↓↓↓

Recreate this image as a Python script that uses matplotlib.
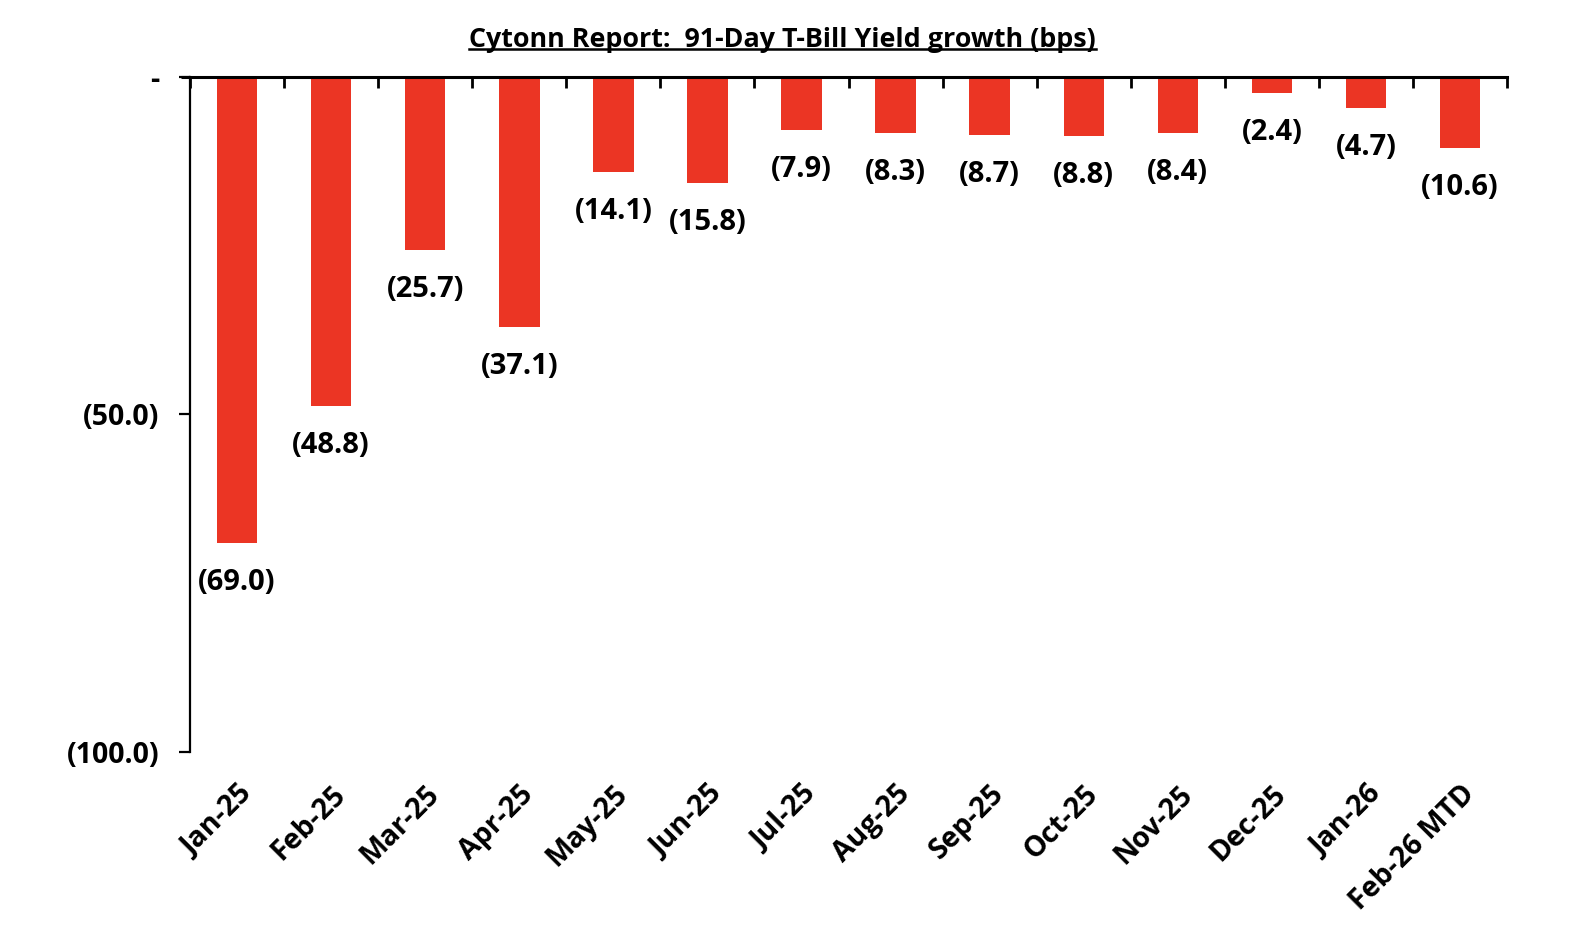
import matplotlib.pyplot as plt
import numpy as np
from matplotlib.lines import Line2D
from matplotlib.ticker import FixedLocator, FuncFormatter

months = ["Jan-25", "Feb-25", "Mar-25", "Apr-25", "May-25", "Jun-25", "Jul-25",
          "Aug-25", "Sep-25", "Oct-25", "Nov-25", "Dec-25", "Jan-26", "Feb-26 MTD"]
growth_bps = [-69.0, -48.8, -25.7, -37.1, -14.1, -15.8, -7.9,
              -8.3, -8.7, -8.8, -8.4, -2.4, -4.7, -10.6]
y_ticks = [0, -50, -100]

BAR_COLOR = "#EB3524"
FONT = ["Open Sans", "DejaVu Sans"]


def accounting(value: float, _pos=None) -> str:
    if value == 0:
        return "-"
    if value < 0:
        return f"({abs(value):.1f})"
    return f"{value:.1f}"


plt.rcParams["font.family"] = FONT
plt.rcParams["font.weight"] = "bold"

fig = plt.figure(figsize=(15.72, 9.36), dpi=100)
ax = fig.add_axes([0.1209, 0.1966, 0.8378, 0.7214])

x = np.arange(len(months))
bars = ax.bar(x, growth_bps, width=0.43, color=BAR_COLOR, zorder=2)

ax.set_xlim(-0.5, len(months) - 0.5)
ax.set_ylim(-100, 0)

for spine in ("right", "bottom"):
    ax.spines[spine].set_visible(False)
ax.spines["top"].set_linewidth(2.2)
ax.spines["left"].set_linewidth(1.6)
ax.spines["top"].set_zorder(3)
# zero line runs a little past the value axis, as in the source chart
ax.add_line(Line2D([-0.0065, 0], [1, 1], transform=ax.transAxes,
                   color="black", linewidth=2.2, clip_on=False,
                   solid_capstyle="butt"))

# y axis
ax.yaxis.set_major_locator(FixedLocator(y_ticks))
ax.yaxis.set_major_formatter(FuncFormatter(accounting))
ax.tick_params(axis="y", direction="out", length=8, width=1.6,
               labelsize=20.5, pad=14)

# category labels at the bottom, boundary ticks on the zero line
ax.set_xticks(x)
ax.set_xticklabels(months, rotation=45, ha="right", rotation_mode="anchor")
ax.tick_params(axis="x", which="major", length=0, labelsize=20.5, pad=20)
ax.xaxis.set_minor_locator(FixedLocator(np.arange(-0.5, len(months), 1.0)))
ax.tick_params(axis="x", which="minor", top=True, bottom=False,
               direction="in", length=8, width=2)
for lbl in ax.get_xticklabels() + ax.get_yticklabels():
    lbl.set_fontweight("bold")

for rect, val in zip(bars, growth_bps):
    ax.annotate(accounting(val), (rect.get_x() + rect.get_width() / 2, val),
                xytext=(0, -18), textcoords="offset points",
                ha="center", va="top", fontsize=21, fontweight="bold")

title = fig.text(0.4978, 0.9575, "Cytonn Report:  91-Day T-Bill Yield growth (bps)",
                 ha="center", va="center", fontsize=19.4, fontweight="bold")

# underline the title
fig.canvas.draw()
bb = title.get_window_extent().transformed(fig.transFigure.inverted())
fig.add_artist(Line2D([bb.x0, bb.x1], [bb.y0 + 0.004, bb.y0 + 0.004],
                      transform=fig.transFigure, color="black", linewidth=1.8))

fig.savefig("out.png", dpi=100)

↑↑↑

YOUR OBJECTIVE
Your task is to reproduce exactly the lines from the start of the data above through the line containing "labelsize=20.5, pad=14)", leaving every picture out.

OUTPUT FOR THIS EXERCISE
Recreate this image as a Python script that uses matplotlib.
import matplotlib.pyplot as plt
import numpy as np
from matplotlib.lines import Line2D
from matplotlib.ticker import FixedLocator, FuncFormatter

months = ["Jan-25", "Feb-25", "Mar-25", "Apr-25", "May-25", "Jun-25", "Jul-25",
          "Aug-25", "Sep-25", "Oct-25", "Nov-25", "Dec-25", "Jan-26", "Feb-26 MTD"]
growth_bps = [-69.0, -48.8, -25.7, -37.1, -14.1, -15.8, -7.9,
              -8.3, -8.7, -8.8, -8.4, -2.4, -4.7, -10.6]
y_ticks = [0, -50, -100]

BAR_COLOR = "#EB3524"
FONT = ["Open Sans", "DejaVu Sans"]


def accounting(value: float, _pos=None) -> str:
    if value == 0:
        return "-"
    if value < 0:
        return f"({abs(value):.1f})"
    return f"{value:.1f}"


plt.rcParams["font.family"] = FONT
plt.rcParams["font.weight"] = "bold"

fig = plt.figure(figsize=(15.72, 9.36), dpi=100)
ax = fig.add_axes([0.1209, 0.1966, 0.8378, 0.7214])

x = np.arange(len(months))
bars = ax.bar(x, growth_bps, width=0.43, color=BAR_COLOR, zorder=2)

ax.set_xlim(-0.5, len(months) - 0.5)
ax.set_ylim(-100, 0)

for spine in ("right", "bottom"):
    ax.spines[spine].set_visible(False)
ax.spines["top"].set_linewidth(2.2)
ax.spines["left"].set_linewidth(1.6)
ax.spines["top"].set_zorder(3)
# zero line runs a little past the value axis, as in the source chart
ax.add_line(Line2D([-0.0065, 0], [1, 1], transform=ax.transAxes,
                   color="black", linewidth=2.2, clip_on=False,
                   solid_capstyle="butt"))

# y axis
ax.yaxis.set_major_locator(FixedLocator(y_ticks))
ax.yaxis.set_major_formatter(FuncFormatter(accounting))
ax.tick_params(axis="y", direction="out", length=8, width=1.6,
               labelsize=20.5, pad=14)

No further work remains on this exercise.